Pakistan’s industrial sector has dismissed government claims of reducing the circular debt and cutting electricity tariffs, saying that instead of relief, the burden on consumers continues to rise as distribution companies seek fresh tariff hikes.
Power distribution companies (DISCOs) have approached the National Electric Power Regulatory Authority (NEPRA) for permission to recover Rs21.7 billion from consumers for the first quarter (July–September) of FY2025–26, despite earlier assurances of tariff relief following revised deals with independent power producers (IPPs).
During the last fiscal year, capacity payments dropped significantly by Rs47 billion in the third quarter and Rs53 billion in the fourth mainly due to the termination of several IPP agreements. However, industry experts now warn that these gains are being reversed.
At a NEPRA public hearing on Thursday, industry representatives strongly opposed the government’s stance that the Rs79 billion rise in circular debt during July September 2025 was merely “seasonal.” They argued that such an increase contradicts official claims that the circular debt issue had been resolved through bank settlements and a Rs3.23 per unit surcharge imposed on consumers.

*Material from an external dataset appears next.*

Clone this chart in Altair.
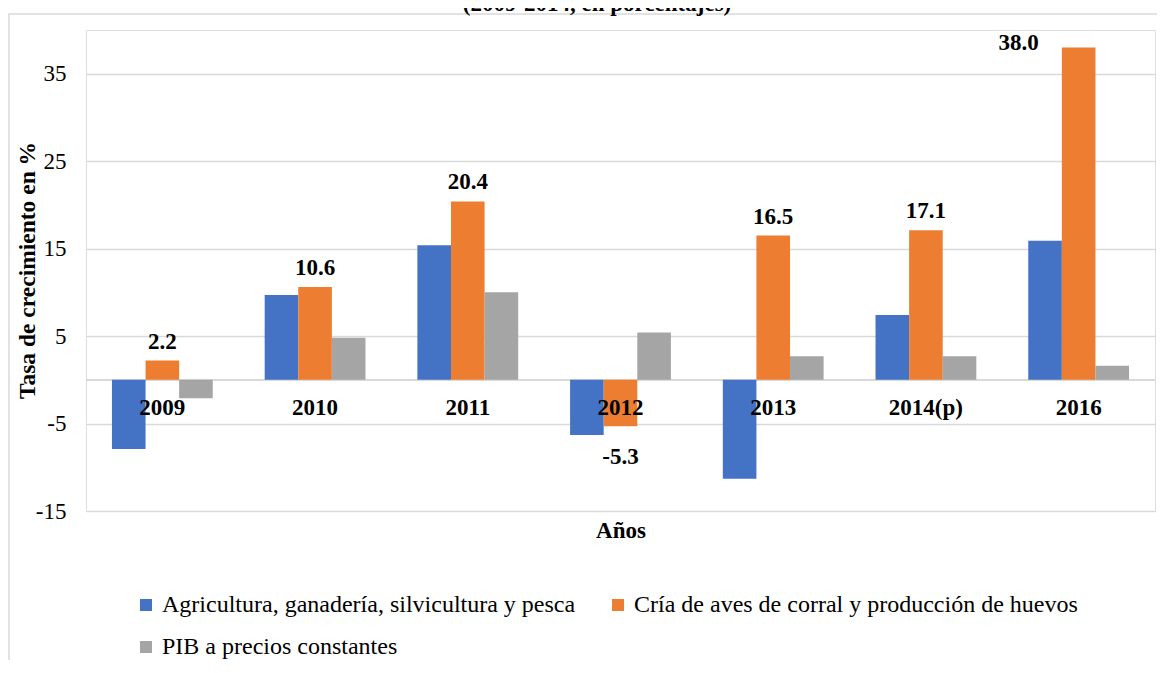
import altair as alt
import pandas as pd

years = ["2009", "2010", "2011", "2012", "2013", "2014(p)", "2016"]
series = [
    "Agricultura, ganadería, silvicultura y pesca",
    "Cría de aves de corral y producción de huevos",
    "PIB a precios constantes",
]
agri = [-7.9, 9.7, 15.4, -6.3, -11.3, 7.4, 15.9]
aves = [2.2, 10.6, 20.4, -5.3, 16.5, 17.1, 38.0]
pib = [-2.1, 4.8, 10.0, 5.4, 2.7, 2.7, 1.6]
colors = ["#4472C4", "#ED7D31", "#A5A5A5"]
y_ticks = [-15, -5, 5, 15, 25, 35]
title_text = "(2009-2014, en porcentajes)"

rows = []
for s, vals in zip(series, [agri, aves, pib]):
    for yr, v in zip(years, vals):
        rows.append({"year": yr, "serie": s, "valor": v, "order": series.index(s)})
df = pd.DataFrame(rows)

FONT = "Times New Roman, Liberation Serif, serif"
GRID = "#d9d9d9"
FS = 23

x_enc = alt.X(
    "year:N",
    sort=years,
    scale=alt.Scale(paddingInner=0.34, paddingOuter=0.17),
    axis=alt.Axis(
        labels=False, ticks=False, domain=False, grid=False,
        title="Años", titleFont=FONT, titleFontSize=FS, titleFontWeight="bold",
        titleColor="black", titlePadding=8,
    ),
)
y_scale = alt.Scale(domain=[-15, 40], nice=False, zero=False)

base = alt.Chart(df)

zero_rule = base.mark_rule(color=GRID, strokeWidth=1.5).encode(y=alt.datum(0, scale=y_scale))

bars = base.mark_bar().encode(
    x=x_enc,
    xOffset=alt.XOffset("serie:N", sort=series, scale=alt.Scale(paddingInner=0, paddingOuter=0)),
    y=alt.Y(
        "valor:Q",
        scale=y_scale,
        axis=alt.Axis(
            values=y_ticks, grid=True, gridColor=GRID, gridWidth=1.5,
            ticks=False, domain=False, labelExpr="toString(datum.value)",
            labelFont=FONT, labelFontSize=FS, labelColor="black", labelPadding=20,
            title="Tasa de crecimiento en %", titleFont=FONT, titleFontSize=23.5,
            titleFontWeight="bold", titleColor="black",
            titleAngle=270, titleAlign="center", titleBaseline="middle",
            titleX=-59, titleY=240,
        ),
    ),
    color=alt.Color(
        "serie:N",
        sort=series,
        scale=alt.Scale(domain=series, range=colors),
        legend=alt.Legend(
            title=None, orient="none", legendX=48, legendY=563,
            direction="horizontal", columns=2,
            symbolType="square", symbolSize=144, symbolStrokeWidth=0,
            labelFont=FONT, labelFontSize=24, labelColor="black",
            labelLimit=800, labelOffset=4, columnPadding=30, rowPadding=18,
        ),
    ),
)

cat_labels = base.transform_filter(alt.datum.order == 0).mark_text(
    font=FONT, fontSize=FS, fontWeight="bold", color="black", baseline="middle", dy=28
).encode(x=alt.X("year:N", sort=years), y=alt.datum(0), text="year:N")

orange = base.transform_filter(alt.datum.order == 1).transform_calculate(
    lab="replace(format(datum.valor, '.1f'), '\u2212', '-')"
)
txt = dict(font=FONT, fontSize=FS, fontWeight="bold", color="black", baseline="middle")
enc = dict(x=alt.X("year:N", sort=years), y="valor:Q", text="lab:N")
lab_pos = orange.transform_filter("datum.valor > 0 && datum.year != '2016'").mark_text(
    dy=-19, **txt).encode(**enc)
lab_neg = orange.transform_filter("datum.valor < 0").mark_text(dy=31, **txt).encode(**enc)
lab_2016 = orange.transform_filter("datum.year == '2016'").mark_text(
    dx=-60, dy=-4, **txt).encode(**enc)

one = alt.Chart(pd.DataFrame({"t": [title_text]}))
border = one.mark_rect(
    filled=False, stroke=GRID, strokeWidth=1.5
).encode(x=alt.value(-77), x2=alt.value(1300), y=alt.value(-16), y2=alt.value(900))
title_mark = one.mark_text(
    font=FONT, fontSize=23, fontWeight="bold", color="black", baseline="alphabetic", align="center"
).encode(x=alt.value(511), y=alt.value(-19), text="t:N")

chart = alt.layer(border, title_mark, zero_rule, bars, cat_labels, lab_pos, lab_neg, lab_2016).properties(
    width=1069,
    height=481,
    autosize=alt.AutoSizeParams(type="none"),
    padding={"left": 78, "top": 22, "right": 2, "bottom": 149},
).configure_view(stroke=None).configure(background="white")

chart.save("out.html", embed_options={"renderer": "svg", "actions": False})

“The government promised lower capacity charges after revising IPP contracts, yet the bills keep rising,” said Tanveer Bari, an industry representative. He urged NEPRA to reject tariff increases linked to fuel cost adjustments.
Rehan Jawed, representing Karachi industries, criticised the incremental power package announced for industries and agriculture, calling it ineffective due to high rates. “The tariff under the package is Rs22.90 per unit it must be reduced to Rs16 to make any real impact,” he said. Jawed added that industries were already paying Rs160 billion in cross-subsidies, demanding that the government fund such subsidies through the budget instead.

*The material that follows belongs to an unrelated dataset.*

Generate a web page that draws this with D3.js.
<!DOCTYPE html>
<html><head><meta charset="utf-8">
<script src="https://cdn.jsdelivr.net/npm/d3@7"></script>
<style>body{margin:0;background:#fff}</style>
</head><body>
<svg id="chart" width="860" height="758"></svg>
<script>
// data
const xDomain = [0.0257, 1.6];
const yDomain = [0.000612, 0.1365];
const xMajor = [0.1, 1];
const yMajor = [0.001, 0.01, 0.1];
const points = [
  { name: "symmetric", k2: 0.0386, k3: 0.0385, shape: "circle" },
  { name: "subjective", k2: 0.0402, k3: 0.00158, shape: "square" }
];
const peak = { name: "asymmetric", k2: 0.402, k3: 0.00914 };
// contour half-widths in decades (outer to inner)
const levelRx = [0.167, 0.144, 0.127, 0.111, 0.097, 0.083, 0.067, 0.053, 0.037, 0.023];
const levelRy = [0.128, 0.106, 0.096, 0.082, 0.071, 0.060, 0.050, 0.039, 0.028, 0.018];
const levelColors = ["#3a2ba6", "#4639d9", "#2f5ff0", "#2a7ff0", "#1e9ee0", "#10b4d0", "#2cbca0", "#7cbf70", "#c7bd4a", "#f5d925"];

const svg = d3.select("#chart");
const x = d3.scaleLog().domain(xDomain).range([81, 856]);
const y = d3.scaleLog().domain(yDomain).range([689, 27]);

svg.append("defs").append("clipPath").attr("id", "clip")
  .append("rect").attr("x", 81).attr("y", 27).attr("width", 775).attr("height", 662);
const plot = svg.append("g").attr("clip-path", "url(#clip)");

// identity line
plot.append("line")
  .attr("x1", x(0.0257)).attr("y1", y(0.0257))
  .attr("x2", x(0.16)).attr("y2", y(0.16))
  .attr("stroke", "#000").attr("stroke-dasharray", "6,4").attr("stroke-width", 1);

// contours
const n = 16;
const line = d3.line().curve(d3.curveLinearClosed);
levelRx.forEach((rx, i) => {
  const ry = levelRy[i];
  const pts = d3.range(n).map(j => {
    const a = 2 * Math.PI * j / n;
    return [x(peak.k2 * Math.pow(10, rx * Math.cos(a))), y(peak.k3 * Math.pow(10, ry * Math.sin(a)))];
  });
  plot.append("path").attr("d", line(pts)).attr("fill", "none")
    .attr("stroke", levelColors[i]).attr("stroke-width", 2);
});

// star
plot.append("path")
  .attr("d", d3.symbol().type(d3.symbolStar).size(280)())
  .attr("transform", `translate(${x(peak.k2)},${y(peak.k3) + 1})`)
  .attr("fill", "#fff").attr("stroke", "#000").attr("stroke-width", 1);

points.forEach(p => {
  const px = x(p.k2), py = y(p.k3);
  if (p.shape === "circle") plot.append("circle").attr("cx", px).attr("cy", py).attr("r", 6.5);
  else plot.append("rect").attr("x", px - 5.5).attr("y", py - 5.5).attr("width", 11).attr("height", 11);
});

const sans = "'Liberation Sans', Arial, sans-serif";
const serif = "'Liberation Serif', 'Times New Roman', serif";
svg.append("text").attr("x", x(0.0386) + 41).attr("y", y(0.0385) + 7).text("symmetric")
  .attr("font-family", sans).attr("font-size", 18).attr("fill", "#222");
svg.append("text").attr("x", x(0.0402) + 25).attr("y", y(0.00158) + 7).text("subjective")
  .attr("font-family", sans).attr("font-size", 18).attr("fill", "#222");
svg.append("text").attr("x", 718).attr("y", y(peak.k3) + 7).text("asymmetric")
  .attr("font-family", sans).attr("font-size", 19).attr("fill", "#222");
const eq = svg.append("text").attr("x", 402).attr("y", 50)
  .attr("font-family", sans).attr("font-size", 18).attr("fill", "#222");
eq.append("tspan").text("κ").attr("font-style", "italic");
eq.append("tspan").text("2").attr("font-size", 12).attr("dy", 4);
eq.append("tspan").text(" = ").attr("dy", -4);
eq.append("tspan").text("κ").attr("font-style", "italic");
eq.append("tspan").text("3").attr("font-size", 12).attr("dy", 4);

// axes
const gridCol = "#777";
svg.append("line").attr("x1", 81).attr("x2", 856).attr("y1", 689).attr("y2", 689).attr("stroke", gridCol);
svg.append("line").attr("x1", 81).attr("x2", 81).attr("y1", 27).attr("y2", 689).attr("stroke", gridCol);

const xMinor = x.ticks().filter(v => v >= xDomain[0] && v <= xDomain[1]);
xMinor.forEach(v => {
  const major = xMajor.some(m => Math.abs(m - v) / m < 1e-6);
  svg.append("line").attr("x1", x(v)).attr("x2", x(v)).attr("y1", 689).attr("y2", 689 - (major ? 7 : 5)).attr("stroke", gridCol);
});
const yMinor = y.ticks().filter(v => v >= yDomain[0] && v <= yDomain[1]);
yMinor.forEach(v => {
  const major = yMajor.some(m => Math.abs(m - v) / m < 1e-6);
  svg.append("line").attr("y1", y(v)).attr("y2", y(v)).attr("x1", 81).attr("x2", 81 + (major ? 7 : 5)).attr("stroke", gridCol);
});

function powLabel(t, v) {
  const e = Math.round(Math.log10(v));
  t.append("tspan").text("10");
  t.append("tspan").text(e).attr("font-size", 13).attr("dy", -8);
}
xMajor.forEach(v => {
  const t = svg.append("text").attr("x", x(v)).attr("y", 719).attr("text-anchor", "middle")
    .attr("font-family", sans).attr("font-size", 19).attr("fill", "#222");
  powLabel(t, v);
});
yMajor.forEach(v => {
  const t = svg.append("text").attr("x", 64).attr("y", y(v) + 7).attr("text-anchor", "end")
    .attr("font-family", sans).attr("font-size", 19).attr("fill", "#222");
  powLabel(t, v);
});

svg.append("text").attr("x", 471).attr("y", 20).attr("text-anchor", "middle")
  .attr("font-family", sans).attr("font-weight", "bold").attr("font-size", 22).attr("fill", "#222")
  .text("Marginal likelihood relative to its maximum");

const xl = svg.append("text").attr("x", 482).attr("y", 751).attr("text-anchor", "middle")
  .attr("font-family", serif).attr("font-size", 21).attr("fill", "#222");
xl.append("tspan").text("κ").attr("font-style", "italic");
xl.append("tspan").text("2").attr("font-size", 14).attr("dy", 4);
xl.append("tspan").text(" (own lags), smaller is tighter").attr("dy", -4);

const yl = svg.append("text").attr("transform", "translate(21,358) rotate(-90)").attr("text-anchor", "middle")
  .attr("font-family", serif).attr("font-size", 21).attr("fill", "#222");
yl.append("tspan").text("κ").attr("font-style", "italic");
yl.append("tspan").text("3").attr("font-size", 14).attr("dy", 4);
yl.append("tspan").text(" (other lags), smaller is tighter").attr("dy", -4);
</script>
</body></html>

NEPRA officials acknowledged challenges in curbing circular debt, citing low bill recovery rates and persistent losses in public-sector companies. They confirmed that a Rs180 billion reduction in capacity payments was included in the reference tariff but warned that systemic issues continued to undermine sustainability.

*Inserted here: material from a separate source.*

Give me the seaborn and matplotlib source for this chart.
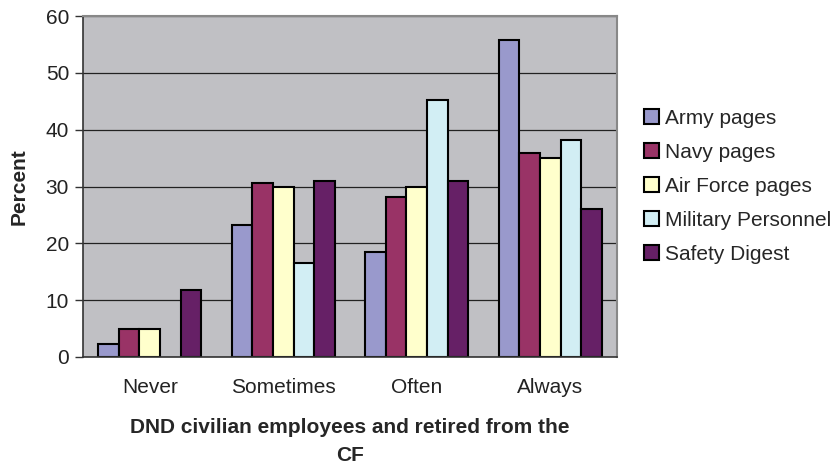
import numpy as np
import pandas as pd
import matplotlib
matplotlib.use("Agg")
import matplotlib.pyplot as plt
import seaborn as sns

categories = ["Never", "Sometimes", "Often", "Always"]
series = ["Army pages", "Navy pages", "Air Force pages", "Military Personnel", "Safety Digest"]
army = [2.3, 23.2, 18.4, 55.8]
navy = [5.0, 30.7, 28.2, 35.9]
air_force = [5.0, 30.0, 30.0, 35.0]
military = [np.nan, 16.6, 45.2, 38.1]
safety = [11.8, 31.0, 31.0, 26.1]
colors = ["#9999CC", "#993366", "#FFFFCC", "#D2EEF4", "#662066"]

rows = []
for name, vals in zip(series, [army, navy, air_force, military, safety]):
    for cat, v in zip(categories, vals):
        rows.append({"cat": cat, "series": name, "value": v})
df = pd.DataFrame(rows)

sns.set_style("white")
plt.rcParams["font.family"] = ["Liberation Sans", "DejaVu Sans"]
FS = 15

fig = plt.figure(figsize=(8.37, 4.66), dpi=100)
W, H = 837, 466
ax = fig.add_axes([83 / W, (H - 357) / H, (617 - 83) / W, (357 - 16) / H])
ax.set_facecolor("#C0C0C4")

sns.barplot(data=df, x="cat", y="value", hue="series", hue_order=series,
            order=categories, palette=colors, width=0.77, ax=ax,
            edgecolor="black", linewidth=1.5, errorbar=None, saturation=1)

ax.set_ylim(0, 60)
ax.set_yticks(range(0, 61, 10))
ax.set_xlim(-0.5, 3.5)
ax.yaxis.grid(True, color="#222222", linewidth=0.9)
ax.set_axisbelow(True)

ax.set_xticks(np.arange(-0.5, 3.6, 1.0), minor=False)
ax.set_xticklabels([""] * 5)
ax.set_xticks(range(4), minor=True)
ax.set_xticklabels(categories, minor=True)
ax.tick_params(axis="x", which="major", length=6, width=1, color="#333333", direction="out")
ax.tick_params(axis="x", which="minor", length=0, labelsize=FS, pad=15, labelcolor="#222222")
ax.tick_params(axis="y", length=6, width=1, color="#333333", direction="out",
               labelsize=FS, labelcolor="#222222", left=True, pad=4)

for side in ["left", "bottom"]:
    ax.spines[side].set_color("#333333")
    ax.spines[side].set_linewidth(1.2)
for side in ["top", "right"]:
    ax.spines[side].set_color("#888888")
    ax.spines[side].set_linewidth(1.5)

ax.set_ylabel("Percent", fontsize=FS, fontweight="bold", labelpad=12)
ax.set_xlabel("DND civilian employees and retired from the\nCF", fontsize=FS,
              fontweight="bold", labelpad=15, linespacing=1.6)

leg = ax.legend(loc="center left", bbox_to_anchor=(1.035, 0.5), frameon=False,
                fontsize=FS, handlelength=0.7, handleheight=0.7,
                handletextpad=0.3, labelspacing=0.72, borderaxespad=0)
for h in leg.legend_handles:
    h.set_edgecolor("black")
    h.set_linewidth(1.5)

fig.savefig("out.png", dpi=100)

According to the DISCOs’ petitions, the Rs21.7 billion capacity charge impact was partly offset by Rs13.3 billion in savings from reduced operation costs, lower system losses, and market operator fees. Still, companies requested NEPRA to allow the recovery of Rs8.41 billion from consumers under quarterly adjustments.
Among DISCOs, Lahore Electric Supply Company (LESCO) reported the highest capacity charges of Rs8.45 billion, followed by Multan (MEPCO) with Rs4.35 billion, Gujranwala (GEPCO) with Rs4.22 billion, and Faisalabad (FESCO) with Rs2.33 billion.
In contrast, Hyderabad Electric Supply Company (HESCO) recorded a negative adjustment of Rs3.21 billion, the largest among all, followed by Tribal (TESCO) and Peshawar (PESCO).
Despite government claims of progress, experts warn that the circular debt crisis remains far from over, and without meaningful reforms, the energy sector will continue to burden both industry and consumers alike.